Work required: Wherever the word "chart" appears in the entries, copy the whole line.

Data for this task:
━━━━━━━━━━━━━━━━
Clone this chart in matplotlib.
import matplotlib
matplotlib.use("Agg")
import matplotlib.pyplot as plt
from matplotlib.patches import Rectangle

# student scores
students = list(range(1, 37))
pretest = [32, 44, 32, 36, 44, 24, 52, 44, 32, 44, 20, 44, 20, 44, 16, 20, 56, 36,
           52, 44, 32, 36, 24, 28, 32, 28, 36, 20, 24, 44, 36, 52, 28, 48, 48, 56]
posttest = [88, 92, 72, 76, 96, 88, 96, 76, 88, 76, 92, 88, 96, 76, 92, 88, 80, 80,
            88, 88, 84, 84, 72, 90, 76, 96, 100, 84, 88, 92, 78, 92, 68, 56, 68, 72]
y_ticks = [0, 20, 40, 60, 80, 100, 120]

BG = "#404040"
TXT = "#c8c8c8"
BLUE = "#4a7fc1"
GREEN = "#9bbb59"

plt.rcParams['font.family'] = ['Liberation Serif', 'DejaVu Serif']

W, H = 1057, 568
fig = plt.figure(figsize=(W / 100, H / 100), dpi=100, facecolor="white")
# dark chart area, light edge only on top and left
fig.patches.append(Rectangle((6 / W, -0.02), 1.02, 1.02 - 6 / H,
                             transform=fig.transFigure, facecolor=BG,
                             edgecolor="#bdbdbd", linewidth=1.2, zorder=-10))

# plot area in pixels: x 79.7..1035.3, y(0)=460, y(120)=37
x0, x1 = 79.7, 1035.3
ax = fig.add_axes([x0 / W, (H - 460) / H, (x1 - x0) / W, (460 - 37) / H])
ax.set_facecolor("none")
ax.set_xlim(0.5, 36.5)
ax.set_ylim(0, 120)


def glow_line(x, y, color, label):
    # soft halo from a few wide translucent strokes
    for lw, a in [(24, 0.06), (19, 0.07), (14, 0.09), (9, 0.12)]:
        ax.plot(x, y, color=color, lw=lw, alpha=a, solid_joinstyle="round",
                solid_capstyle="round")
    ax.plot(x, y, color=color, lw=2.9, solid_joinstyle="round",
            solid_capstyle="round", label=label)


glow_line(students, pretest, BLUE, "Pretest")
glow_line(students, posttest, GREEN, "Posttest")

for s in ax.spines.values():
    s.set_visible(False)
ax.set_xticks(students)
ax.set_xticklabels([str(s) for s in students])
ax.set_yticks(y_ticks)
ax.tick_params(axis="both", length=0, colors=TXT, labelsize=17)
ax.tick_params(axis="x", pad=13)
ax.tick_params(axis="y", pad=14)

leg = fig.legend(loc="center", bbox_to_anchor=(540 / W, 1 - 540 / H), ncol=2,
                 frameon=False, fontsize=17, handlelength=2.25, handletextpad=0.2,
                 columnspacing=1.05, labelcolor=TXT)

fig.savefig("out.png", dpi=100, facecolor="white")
━━━━━━━━━━━━━━━━
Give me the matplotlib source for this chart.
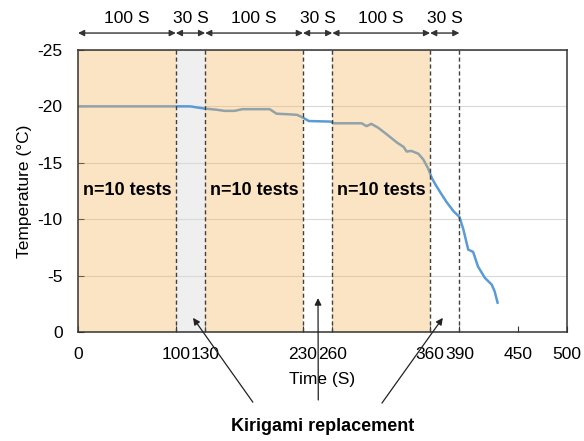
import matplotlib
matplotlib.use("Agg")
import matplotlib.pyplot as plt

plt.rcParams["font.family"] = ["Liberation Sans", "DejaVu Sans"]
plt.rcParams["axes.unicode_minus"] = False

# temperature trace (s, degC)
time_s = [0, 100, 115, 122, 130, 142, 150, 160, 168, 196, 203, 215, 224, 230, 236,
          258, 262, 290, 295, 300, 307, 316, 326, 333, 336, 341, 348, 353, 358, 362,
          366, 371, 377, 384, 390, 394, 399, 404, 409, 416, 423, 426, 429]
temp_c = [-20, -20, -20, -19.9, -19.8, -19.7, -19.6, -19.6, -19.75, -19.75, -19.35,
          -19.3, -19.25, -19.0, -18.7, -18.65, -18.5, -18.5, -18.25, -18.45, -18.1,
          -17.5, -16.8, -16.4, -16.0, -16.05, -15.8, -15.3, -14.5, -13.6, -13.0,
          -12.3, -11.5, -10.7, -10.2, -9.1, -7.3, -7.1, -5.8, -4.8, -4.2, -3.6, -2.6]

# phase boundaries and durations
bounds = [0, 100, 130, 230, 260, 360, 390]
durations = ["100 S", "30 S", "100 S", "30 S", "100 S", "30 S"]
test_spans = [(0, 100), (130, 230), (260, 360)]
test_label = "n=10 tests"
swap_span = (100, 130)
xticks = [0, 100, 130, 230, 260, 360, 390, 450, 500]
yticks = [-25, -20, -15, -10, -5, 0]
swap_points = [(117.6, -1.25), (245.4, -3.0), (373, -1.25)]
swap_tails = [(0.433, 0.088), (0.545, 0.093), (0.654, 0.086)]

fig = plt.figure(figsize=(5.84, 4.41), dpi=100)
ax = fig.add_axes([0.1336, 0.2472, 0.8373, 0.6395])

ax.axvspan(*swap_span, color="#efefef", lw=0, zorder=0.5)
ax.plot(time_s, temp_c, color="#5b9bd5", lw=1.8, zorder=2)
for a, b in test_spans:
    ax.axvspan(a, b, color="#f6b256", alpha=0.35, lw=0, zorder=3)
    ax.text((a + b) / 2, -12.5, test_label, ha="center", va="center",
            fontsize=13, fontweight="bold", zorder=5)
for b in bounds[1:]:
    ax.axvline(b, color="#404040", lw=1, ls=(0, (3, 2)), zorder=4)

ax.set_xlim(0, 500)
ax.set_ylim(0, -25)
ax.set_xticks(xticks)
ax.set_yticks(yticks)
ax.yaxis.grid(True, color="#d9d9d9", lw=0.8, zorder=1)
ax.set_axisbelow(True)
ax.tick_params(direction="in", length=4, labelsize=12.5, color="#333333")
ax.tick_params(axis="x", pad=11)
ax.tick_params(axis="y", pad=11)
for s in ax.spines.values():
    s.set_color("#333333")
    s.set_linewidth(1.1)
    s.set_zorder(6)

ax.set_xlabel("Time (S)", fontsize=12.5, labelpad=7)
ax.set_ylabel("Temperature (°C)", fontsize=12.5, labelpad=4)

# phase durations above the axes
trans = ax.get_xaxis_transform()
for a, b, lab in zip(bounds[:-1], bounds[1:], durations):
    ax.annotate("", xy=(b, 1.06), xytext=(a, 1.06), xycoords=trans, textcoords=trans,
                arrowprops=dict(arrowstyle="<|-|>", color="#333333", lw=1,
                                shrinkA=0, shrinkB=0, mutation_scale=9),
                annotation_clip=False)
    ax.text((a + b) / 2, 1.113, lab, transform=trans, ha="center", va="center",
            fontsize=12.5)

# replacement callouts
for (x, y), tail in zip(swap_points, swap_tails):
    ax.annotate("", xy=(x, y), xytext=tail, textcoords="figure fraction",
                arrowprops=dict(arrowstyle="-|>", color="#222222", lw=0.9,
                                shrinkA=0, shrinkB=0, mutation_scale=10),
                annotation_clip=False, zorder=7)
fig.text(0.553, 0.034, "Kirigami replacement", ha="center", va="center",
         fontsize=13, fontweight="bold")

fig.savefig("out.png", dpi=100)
━━━━━━━━━━━━━━━━
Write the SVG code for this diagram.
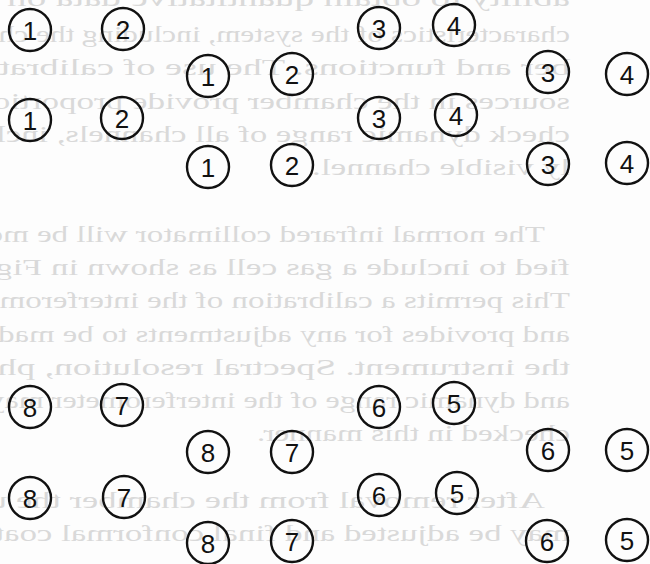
━━━━━━━━━━━━━━━━
Full response:
Clone this chart in matplotlib.
# dark chart area, light edge only on top and left
Give me the matplotlib source for this chart.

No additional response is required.